How Do Expectations Make Us Unhappy?

Many of us believe that expectations help us get the most from our relationships, career, children, and even from ourselves. However, recent researches have revealed that people with low expectations are happier than the people with higher ones. We cannot move forward until we drop high expectations. It happens because when we are too attached to our demands we become so stressed that we actually cannot achieve our goals. We simply get drained and exhausted by too many demands, struggling to live up to high standards. On the other hand, people who cope better with ordinary life show better life skills. They tolerate better boredom in marriage and career, not expecting to feel continuously joyful and fulfilled. They simply accept life as it is. Only from that point we can move further and go with the flow. To learn more about how do expectations make us unhappy, the article “The Expectations Trap” gives us the following explanation.

How Do Expectations Make Us Unhappy?

With general affluence has come a plethora of choices, including constant choices about our personal and family life. Even marriage itself is now a choice. “The result is an ongoing self-appraisal of how your personal life is going, like having a continual readout of your emotional heart rate,” says Cherlin. You get used to the idea of always making choices to improve your happiness.

The heightened focus on options “creates a heightened sensitivity to problems that arise in intimate relationships.” And negative emotions get priority processing in our brains. “There are so many opportunities to decide that it’s unsatisfactory,” says Cherlin.

It would be one thing if we were living more satisfied lives than ever. But just gauging by the number of relationships wrecked every year, we’re less satisfied, says Cherlin. “We’re carrying over into our personal lives the fast pace of decisions and actions we have everywhere else, and that may not be for the best.” More than ever, we’re paying attention to the most volatile parts of our emotional makeup—the parts that are too reactive to momentary events to give meaning to life.

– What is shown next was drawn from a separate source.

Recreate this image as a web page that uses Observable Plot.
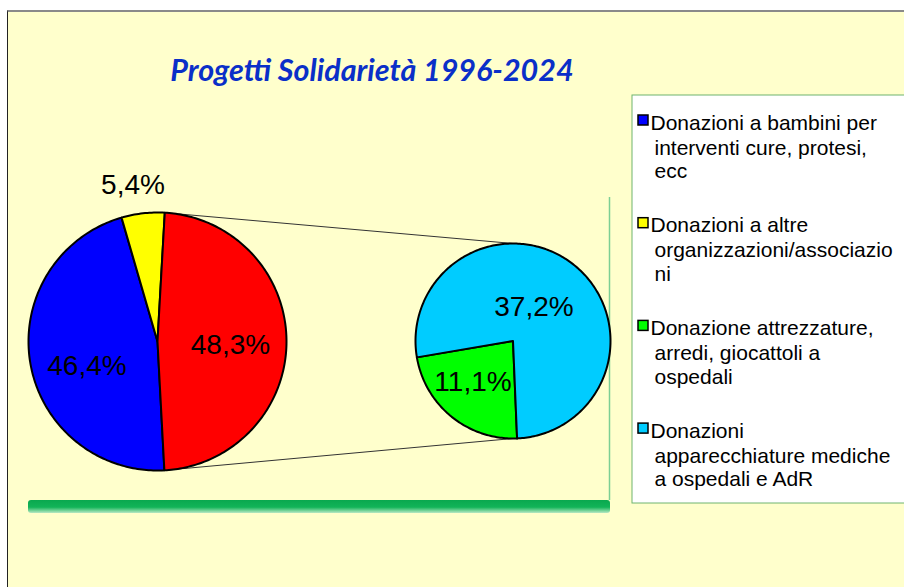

Because our intimate relationships are now almost wholly vehicles for meeting our emotional needs, and with almost all our emotions invested in one relationship, we tend to look upon any unhappiness we experience—whatever the source—as a failure of a partner to satisfy our longings. Disappointment inevitably feels so personal we see no other possibility but to hunt for individual psychological reasons—that is, to blame our partners for our own unhappiness.

Additionally, psychologists have identified three types of expectations of chronically unhappy people. Namely, unhappy people expect the best from themselves, they expect the best from their significant one and from other people and expect the best from life. They usually have the attitude that bad things should not happen to them. They are not resilient to life difficulties and their stress level is high. For that reason, experts recommend keeping our expectations realistic and being aware of unconscious perfectionism. Our culture is a culture of perfectionists and many of us are unhappy because of high expectations of our society. Therefore, we can benefit from occasional reflecting about our demands and quests. We may become aware of the great social pressure to have it all. When we drop off unnecessary demands and realize how expectations make us unhappy, we will be more content and happy.